§ **GIVEN PROBLEM**
Don't include pictures. Quote the lines below from the first through the line that contains "(b6) at (1481,1781)".

§ **DATA SEGMENT**
========================================================================

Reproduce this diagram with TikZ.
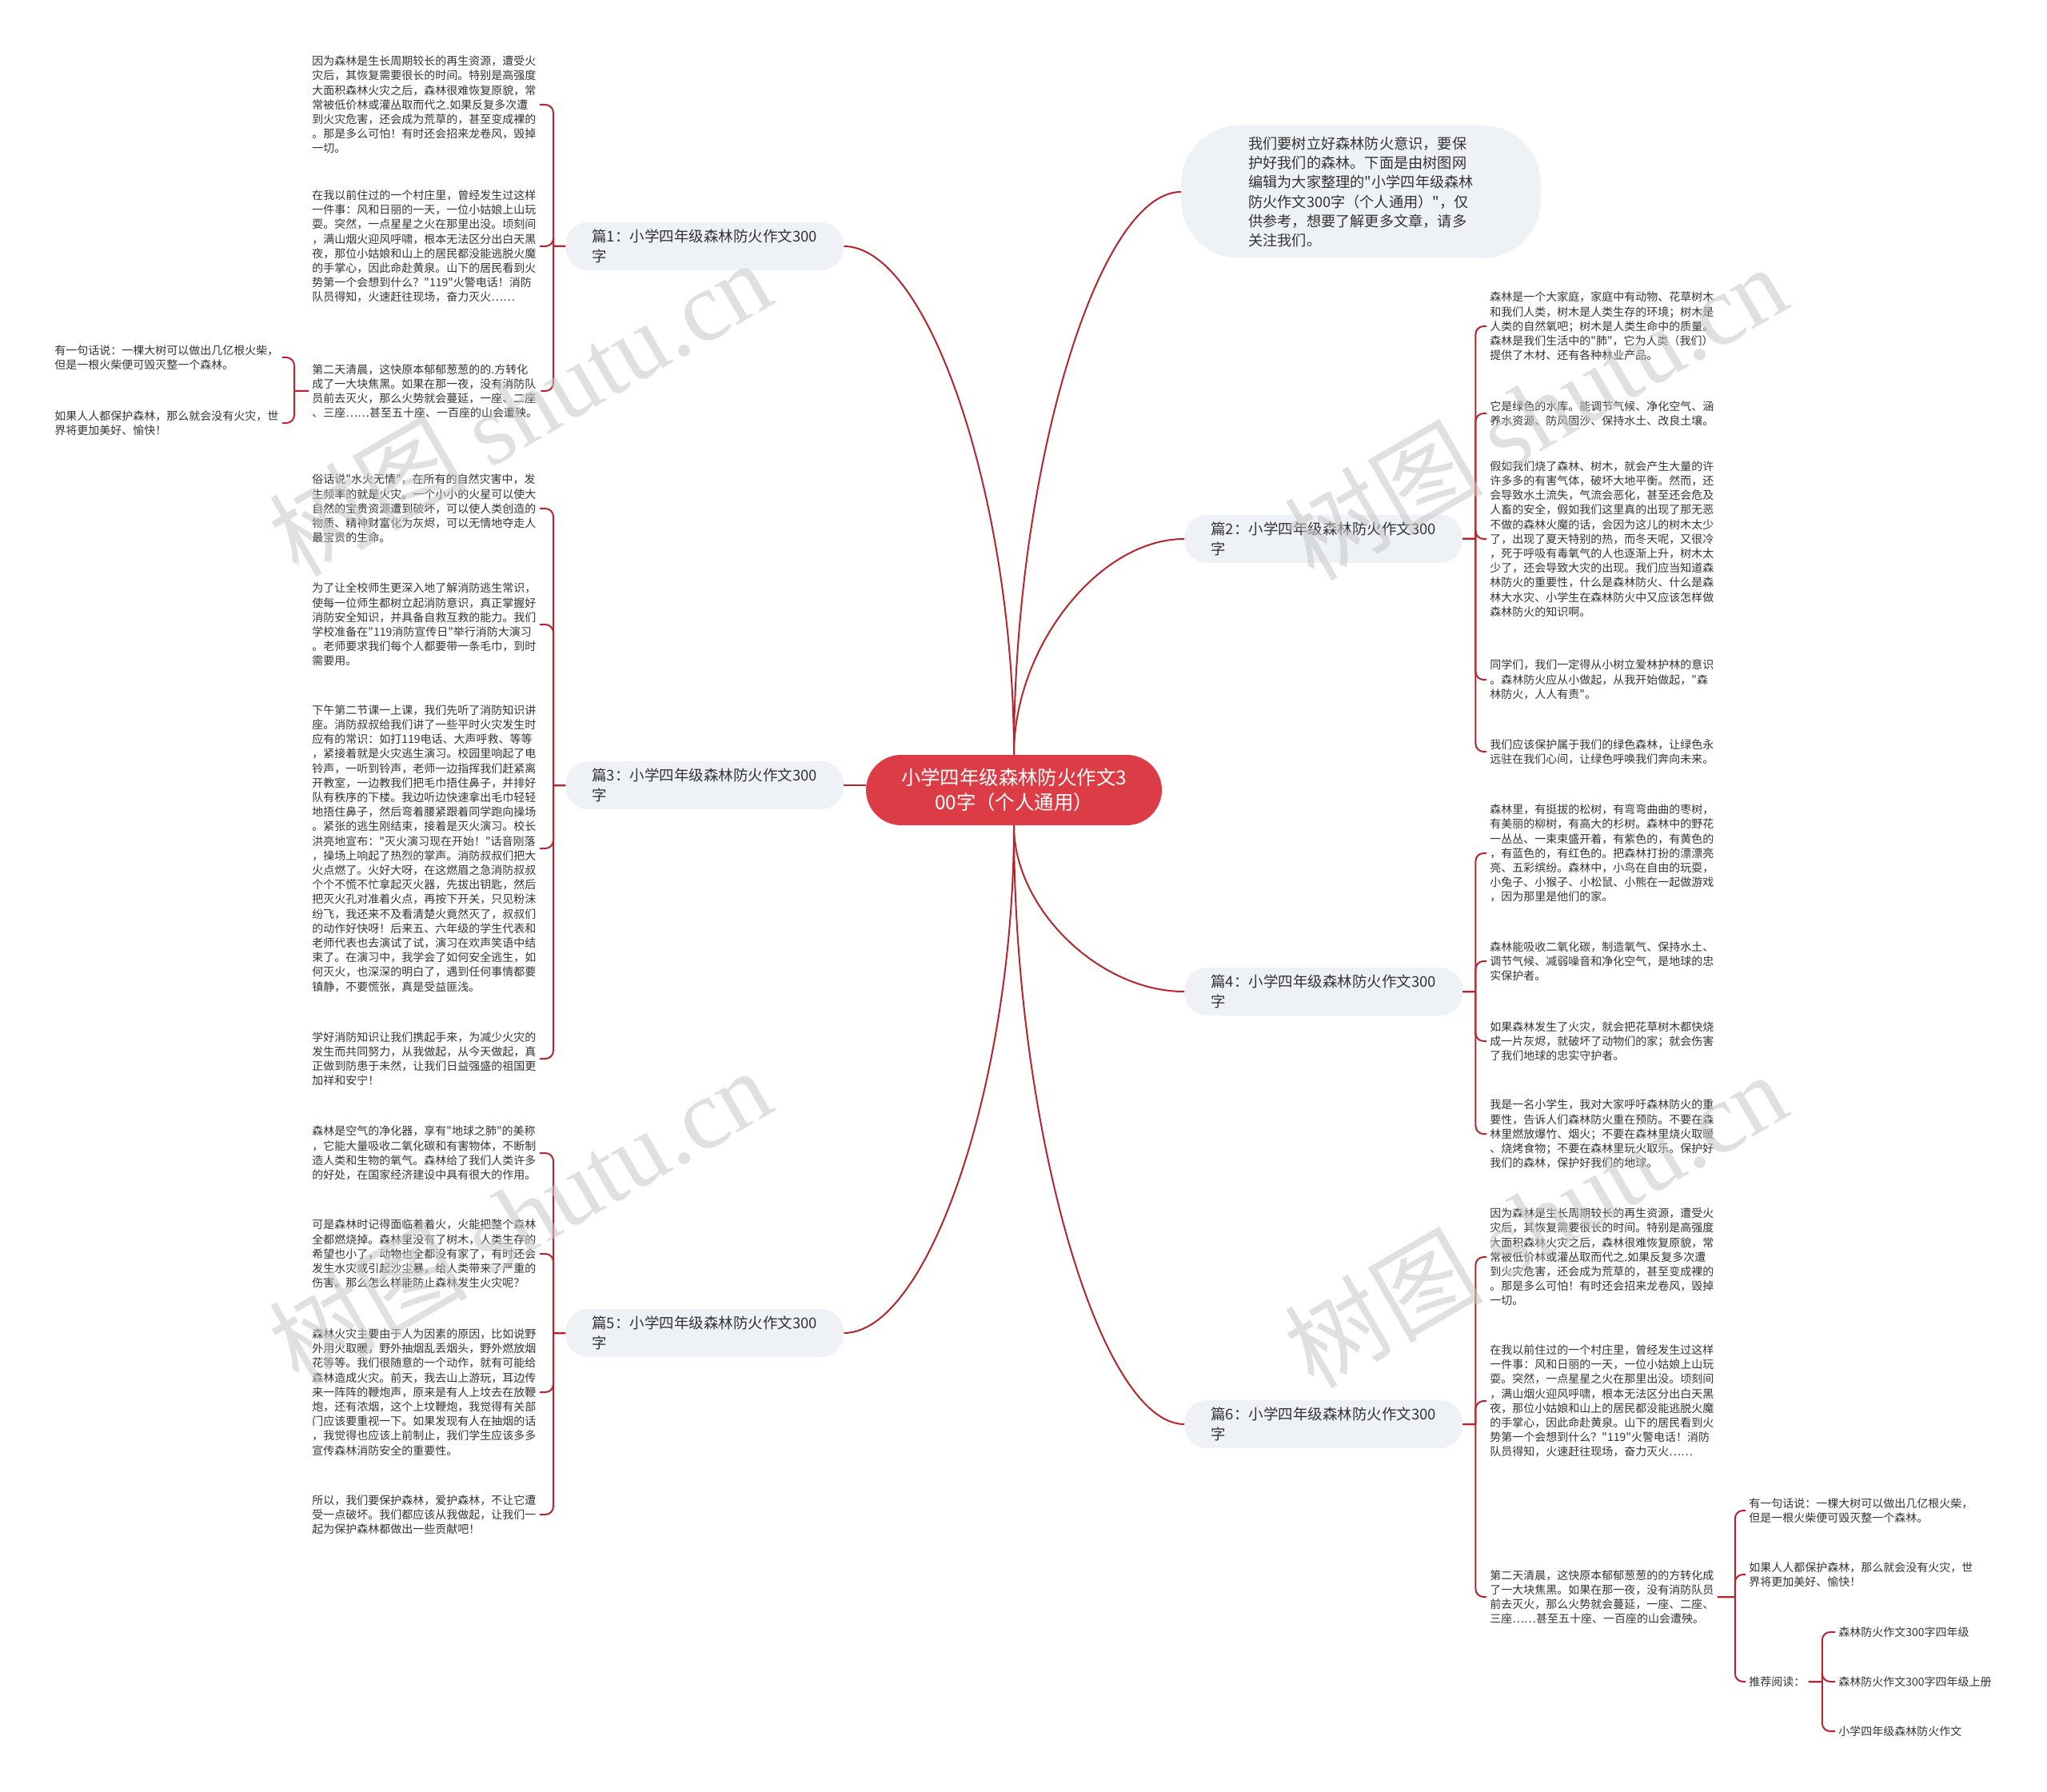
\documentclass[tikz,border=0pt]{standalone}
\usepackage{fontspec}
\setmainfont{Noto Sans CJK SC}[Ligatures=TeXOff]
\newfontfamily\wmserif{Liberation Serif}
\usetikzlibrary{calc}
\definecolor{linkred}{HTML}{B3262E}
\definecolor{rootred}{HTML}{DC3C45}
\definecolor{boxgray}{HTML}{EEF1F5}
\definecolor{txtgray}{HTML}{333333}
\tikzset{
  root/.style={fill=rootred,text=white,rounded corners=22pt,minimum width=185pt,
    minimum height=44pt,align=center,font=\fontsize{12.2}{15.5}\selectfont},
  branch/.style={fill=boxgray,text=txtgray,rounded corners=14pt,inner xsep=16.5pt,
    inner ysep=4pt,minimum height=30pt,align=left,anchor=west,
    font=\fontsize{9.25}{12.25}\selectfont},
  intro/.style={fill=boxgray,text=txtgray,rounded corners=36pt,inner xsep=42pt,
    inner ysep=7pt,align=left,font=\fontsize{9.1}{12.1}\selectfont},
  leaf/.style={text=txtgray,inner sep=2pt,align=left,anchor=west,
    font=\fontsize{7}{9.1}\selectfont},
  lnk/.style={draw=linkred,line width=1pt},
  curvy/.style={to path={.. controls ($(\tikztostart)!.5!(\tikztostart |- \tikztotarget)$)
    and ($(\tikztotarget)!.5!(\tikztotarget -| \tikztostart)$) .. (\tikztotarget)}},
  wmark/.style={text=gray!45,opacity=.55,rotate=30,font=\fontsize{62}{62}\selectfont},
}
\begin{document}
\begin{tikzpicture}[x=0.5pt,y=-0.5pt]
\useasboundingbox (0,0) rectangle (2560,2241);

\node[root] (root) at (1268,988) {小学四年级森林防火作文3\\00字（个人通用）};

\node[intro] (intro) at (1702,240) {我们要树立好森林防火意识，要保\\护好我们的森林。下面是由树图网\\编辑为大家整理的"小学四年级森林\\防火作文300字（个人通用）"，仅\\供参考，想要了解更多文章，请多\\关注我们。};

\node[branch] (b1) at (707,308) {篇1：小学四年级森林防火作文300\\字};
\node[branch] (b3) at (707,982) {篇3：小学四年级森林防火作文300\\字};
\node[branch] (b5) at (707,1667) {篇5：小学四年级森林防火作文300\\字};
\node[branch] (b2) at (1481,674) {篇2：小学四年级森林防火作文300\\字};
\node[branch] (b4) at (1481,1240) {篇4：小学四年级森林防火作文300\\字};
\node[branch] (b6) at (1481,1781) {篇6：小学四年级森林防火作文300\\字};

% left side
\node[leaf] (l1a) at (386,131) {因为森林是生长周期较长的再生资源，遭受火\\灾后，其恢复需要很长的时间。特别是高强度\\大面积森林火灾之后，森林很难恢复原貌，常\\常被低价林或灌丛取而代之.如果反复多次遭\\到火灾危害，还会成为荒草的，甚至变成裸的\\。那是多么可怕！有时还会招来龙卷风，毁掉\\一切。};
\node[leaf] (l1b) at (386,308) {在我以前住过的一个村庄里，曾经发生过这样\\一件事：风和日丽的一天，一位小姑娘上山玩\\耍。突然，一点星星之火在那里出没。顷刻间\\，满山烟火迎风呼啸，根本无法区分出白天黑\\夜，那位小姑娘和山上的居民都没能逃脱火魔\\的手掌心，因此命赴黄泉。山下的居民看到火\\势第一个会想到什么？"119"火警电话！消防\\队员得知，火速赶往现场，奋力灭火……};
\node[leaf] (l1c) at (386,489) {第二天清晨，这快原本郁郁葱葱的的.方转化\\成了一大块焦黑。如果在那一夜，没有消防队\\员前去灭火，那么火势就会蔓延，一座、二座\\、三座……甚至五十座、一百座的山会遭殃。};
\node[leaf] (f1) at (64,447) {有一句话说：一棵大树可以做出几亿根火柴，\\但是一根火柴便可毁灭整一个森林。};
\node[leaf] (f2) at (64,529) {如果人人都保护森林，那么就会没有火灾，世\\界将更加美好、愉快！};

\node[leaf] (l3a) at (386,636) {俗话说"水火无情"，在所有的自然灾害中，发\\生频率的就是火灾。一个小小的火星可以使大\\自然的宝贵资源遭到破坏，可以使人类创造的\\物质、精神财富化为灰烬，可以无情地夺走人\\最宝贵的生命。};
\node[leaf] (l3b) at (386,781) {为了让全校师生更深入地了解消防逃生常识，\\使每一位师生都树立起消防意识，真正掌握好\\消防安全知识，并具备自救互救的能力。我们\\学校准备在"119消防宣传日"举行消防大演习\\。老师要求我们每个人都要带一条毛巾，到时\\需要用。};
\node[leaf] (l3c) at (386,1061) {下午第二节课一上课，我们先听了消防知识讲\\座。消防叔叔给我们讲了一些平时火灾发生时\\应有的常识：如打119电话、大声呼救、等等\\，紧接着就是火灾逃生演习。校园里响起了电\\铃声，一听到铃声，老师一边指挥我们赶紧离\\开教室，一边教我们把毛巾捂住鼻子，并排好\\队有秩序的下楼。我边听边快速拿出毛巾轻轻\\地捂住鼻子，然后弯着腰紧跟着同学跑向操场\\。紧张的逃生刚结束，接着是灭火演习。校长\\洪亮地宣布："灭火演习现在开始！"话音刚落\\，操场上响起了热烈的掌声。消防叔叔们把大\\火点燃了。火好大呀，在这燃眉之急消防叔叔\\个个不慌不忙拿起灭火器，先拔出钥匙，然后\\把灭火孔对准着火点，再按下开关，只见粉沫\\纷飞，我还来不及看清楚火竟然灭了，叔叔们\\的动作好快呀！后来五、六年级的学生代表和\\老师代表也去演试了试，演习在欢声笑语中结\\束了。在演习中，我学会了如何安全逃生，如\\何灭火，也深深的明白了，遇到任何事情都要\\镇静，不要慌张，真是受益匪浅。};
\node[leaf] (l3d) at (386,1324) {学好消防知识让我们携起手来，为减少火灾的\\发生而共同努力，从我做起，从今天做起，真\\正做到防患于未然，让我们日益强盛的祖国更\\加祥和安宁！};

\node[leaf] (l5a) at (386,1442) {森林是空气的净化器，享有"地球之肺"的美称\\，它能大量吸收二氧化碳和有害物体，不断制\\造人类和生物的氧气。森林给了我们人类许多\\的好处，在国家经济建设中具有很大的作用。};
\node[leaf] (l5b) at (386,1568) {可是森林时记得面临着着火，火能把整个森林\\全都燃烧掉。森林里没有了树木，人类生存的\\希望也小了，动物也全都没有家了，有时还会\\发生水灾或引起沙尘暴，给人类带来了严重的\\伤害。那么怎么样能防止森林发生火灾呢？};
\node[leaf] (l5c) at (386,1741) {森林火灾主要由于人为因素的原因，比如说野\\外用火取暖，野外抽烟乱丢烟头，野外燃放烟\\花等等。我们很随意的一个动作，就有可能给\\森林造成火灾。前天，我去山上游玩，耳边传\\来一阵阵的鞭炮声，原来是有人上坟去在放鞭\\炮，还有浓烟，这个上坟鞭炮，我觉得有关部\\门应该要重视一下。如果发现有人在抽烟的话\\，我觉得也应该上前制止，我们学生应该多多\\宣传森林消防安全的重要性。};
\node[leaf] (l5d) at (386,1894) {所以，我们要保护森林，爱护森林，不让它遭\\受一点破坏。我们都应该从我做起，让我们一\\起为保护森林都做出一些贡献吧！};

% right side
\node[leaf] (r2a) at (1859,408) {森林是一个大家庭，家庭中有动物、花草树木\\和我们人类，树木是人类生存的环境；树木是\\人类的自然氧吧；树木是人类生命中的质量。\\森林是我们生活中的"肺"，它为人类（我们）\\提供了木材、还有各种林业产品。};
\node[leaf] (r2b) at (1859,517) {它是绿色的水库。能调节气候、净化空气、涵\\养水资源、防风固沙、保持水土、改良土壤。};
\node[leaf] (r2c) at (1859,674) {假如我们烧了森林、树木，就会产生大量的许\\许多多的有害气体，破坏大地平衡。然而，还\\会导致水土流失，气流会恶化，甚至还会危及\\人畜的安全，假如我们这里真的出现了那无恶\\不做的森林火魔的话，会因为这儿的树木太少\\了，出现了夏天特别的热，而冬天呢，又很冷\\，死于呼吸有毒氧气的人也逐渐上升，树木太\\少了，还会导致大灾的出现。我们应当知道森\\林防火的重要性，什么是森林防火、什么是森\\林大水灾、小学生在森林防火中又应该怎样做\\森林防火的知识啊。};
\node[leaf] (r2d) at (1859,850) {同学们，我们一定得从小树立爱林护林的意识\\。森林防火应从小做起，从我开始做起，"森\\林防火，人人有责"。};
\node[leaf] (r2e) at (1859,940) {我们应该保护属于我们的绿色森林，让绿色永\\远驻在我们心间，让绿色呼唤我们奔向未来。};

\node[leaf] (r4a) at (1859,1067) {森林里，有挺拔的松树，有弯弯曲曲的枣树，\\有美丽的柳树，有高大的杉树。森林中的野花\\一丛丛、一束束盛开着，有紫色的，有黄色的\\，有蓝色的，有红色的。把森林打扮的漂漂亮\\亮、五彩缤纷。森林中，小鸟在自由的玩耍，\\小兔子、小猴子、小松鼠、小熊在一起做游戏\\，因为那里是他们的家。};
\node[leaf] (r4b) at (1859,1202) {森林能吸收二氧化碳，制造氧气、保持水土、\\调节气候、减弱噪音和净化空气，是地球的忠\\实保护者。};
\node[leaf] (r4c) at (1859,1302) {如果森林发生了火灾，就会把花草树木都快烧\\成一片灰烬，就破坏了动物们的家；就会伤害\\了我们地球的忠实守护者。};
\node[leaf] (r4d) at (1859,1418) {我是一名小学生，我对大家呼吁森林防火的重\\要性，告诉人们森林防火重在预防。不要在森\\林里燃放爆竹、烟火；不要在森林里烧火取暖\\、烧烤食物；不要在森林里玩火取乐。保护好\\我们的森林，保护好我们的地球。};

\node[leaf] (r6a) at (1859,1572) {因为森林是生长周期较长的再生资源，遭受火\\灾后，其恢复需要很长的时间。特别是高强度\\大面积森林火灾之后，森林很难恢复原貌，常\\常被低价林或灌丛取而代之.如果反复多次遭\\到火灾危害，还会成为荒草的，甚至变成裸的\\。那是多么可怕！有时还会招来龙卷风，毁掉\\一切。};
\node[leaf] (r6b) at (1859,1752) {在我以前住过的一个村庄里，曾经发生过这样\\一件事：风和日丽的一天，一位小姑娘上山玩\\耍。突然，一点星星之火在那里出没。顷刻间\\，满山烟火迎风呼啸，根本无法区分出白天黑\\夜，那位小姑娘和山上的居民都没能逃脱火魔\\的手掌心，因此命赴黄泉。山下的居民看到火\\势第一个会想到什么？"119"火警电话！消防\\队员得知，火速赶往现场，奋力灭火……};
\node[leaf] (r6c) at (1859,1997) {第二天清晨，这快原本郁郁葱葱的的方转化成\\了一大块焦黑。如果在那一夜，没有消防队员\\前去灭火，那么火势就会蔓延，一座、二座、\\三座……甚至五十座、一百座的山会遭殃。};
\node[leaf] (g1) at (2183,1889) {有一句话说：一棵大树可以做出几亿根火柴，\\但是一根火柴便可毁灭整一个森林。};
\node[leaf] (g2) at (2183,1969) {如果人人都保护森林，那么就会没有火灾，世\\界将更加美好、愉快！};
\node[leaf] (g3) at (2183,2103) {推荐阅读：};
\node[leaf] (h1) at (2295,2041) {森林防火作文300字四年级};
\node[leaf] (h2) at (2295,2103) {森林防火作文300字四年级上册};
\node[leaf] (h3) at (2295,2165) {小学四年级森林防火作文};

% connectors from the centre
\draw[lnk] (root.north) to[curvy] (b1.east);
\draw[lnk] (root.north) to[curvy] (intro.west);
\draw[lnk] (root.north) to[curvy] (b2.west);
\draw[lnk] (b3.east) -- (b3.east -| root.west);
\draw[lnk] (root.south) to[curvy] (b4.west);
\draw[lnk] (root.south) to[curvy] (b5.east);
\draw[lnk] (root.south) to[curvy] (b6.west);

% braces
\foreach \l in {l1a,l1b,l1c}
  \draw[lnk] (b1.west) -- ++(-15,0) coordinate (j) (j) [rounded corners=5pt] |- (\l.east);
\foreach \l in {f1,f2}
  \draw[lnk] (l1c.west) -- ++(-18,0) coordinate (j) (j) [rounded corners=5pt] |- (\l.east);
\foreach \l in {l3a,l3b,l3c,l3d}
  \draw[lnk] (b3.west) -- ++(-15,0) coordinate (j) (j) [rounded corners=5pt] |- (\l.east);
\foreach \l in {l5a,l5b,l5c,l5d}
  \draw[lnk] (b5.west) -- ++(-15,0) coordinate (j) (j) [rounded corners=5pt] |- (\l.east);
\foreach \l in {r2a,r2b,r2c,r2d,r2e}
  \draw[lnk] (b2.east) -- ++(16,0) coordinate (j) (j) [rounded corners=5pt] |- (\l.west);
\foreach \l in {r4a,r4b,r4c,r4d}
  \draw[lnk] (b4.east) -- ++(16,0) coordinate (j) (j) [rounded corners=5pt] |- (\l.west);
\foreach \l in {r6a,r6b,r6c}
  \draw[lnk] (b6.east) -- ++(16,0) coordinate (j) (j) [rounded corners=5pt] |- (\l.west);
\foreach \l in {g1,g2,g3}
  \draw[lnk] (r6c.east) -- ++(22,0) coordinate (j) (j) [rounded corners=5pt] |- (\l.west);
\foreach \l in {h1,h2,h3}
  \draw[lnk] (g3.east) -- ++(17,0) coordinate (j) (j) [rounded corners=5pt] |- (\l.west);

% watermark
\foreach \wx/\wy in {650/510,650/1520,1920/515,1920/1525}
  \node[wmark] at (\wx,\wy) {树图 {\wmserif shutu.cn}};
\end{tikzpicture}
\end{document}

========================================================================

§ **SOLVED PROBLEM**
Reproduce this diagram with TikZ.
\documentclass[tikz,border=0pt]{standalone}
\usepackage{fontspec}
\setmainfont{Noto Sans CJK SC}[Ligatures=TeXOff]
\newfontfamily\wmserif{Liberation Serif}
\usetikzlibrary{calc}
\definecolor{linkred}{HTML}{B3262E}
\definecolor{rootred}{HTML}{DC3C45}
\definecolor{boxgray}{HTML}{EEF1F5}
\definecolor{txtgray}{HTML}{333333}
\tikzset{
  root/.style={fill=rootred,text=white,rounded corners=22pt,minimum width=185pt,
    minimum height=44pt,align=center,font=\fontsize{12.2}{15.5}\selectfont},
  branch/.style={fill=boxgray,text=txtgray,rounded corners=14pt,inner xsep=16.5pt,
    inner ysep=4pt,minimum height=30pt,align=left,anchor=west,
    font=\fontsize{9.25}{12.25}\selectfont},
  intro/.style={fill=boxgray,text=txtgray,rounded corners=36pt,inner xsep=42pt,
    inner ysep=7pt,align=left,font=\fontsize{9.1}{12.1}\selectfont},
  leaf/.style={text=txtgray,inner sep=2pt,align=left,anchor=west,
    font=\fontsize{7}{9.1}\selectfont},
  lnk/.style={draw=linkred,line width=1pt},
  curvy/.style={to path={.. controls ($(\tikztostart)!.5!(\tikztostart |- \tikztotarget)$)
    and ($(\tikztotarget)!.5!(\tikztotarget -| \tikztostart)$) .. (\tikztotarget)}},
  wmark/.style={text=gray!45,opacity=.55,rotate=30,font=\fontsize{62}{62}\selectfont},
}
\begin{document}
\begin{tikzpicture}[x=0.5pt,y=-0.5pt]
\useasboundingbox (0,0) rectangle (2560,2241);

\node[root] (root) at (1268,988) {小学四年级森林防火作文3\\00字（个人通用）};

\node[intro] (intro) at (1702,240) {我们要树立好森林防火意识，要保\\护好我们的森林。下面是由树图网\\编辑为大家整理的"小学四年级森林\\防火作文300字（个人通用）"，仅\\供参考，想要了解更多文章，请多\\关注我们。};

\node[branch] (b1) at (707,308) {篇1：小学四年级森林防火作文300\\字};
\node[branch] (b3) at (707,982) {篇3：小学四年级森林防火作文300\\字};
\node[branch] (b5) at (707,1667) {篇5：小学四年级森林防火作文300\\字};
\node[branch] (b2) at (1481,674) {篇2：小学四年级森林防火作文300\\字};
\node[branch] (b4) at (1481,1240) {篇4：小学四年级森林防火作文300\\字};
\node[branch] (b6) at (1481,1781) {篇6：小学四年级森林防火作文300\\字};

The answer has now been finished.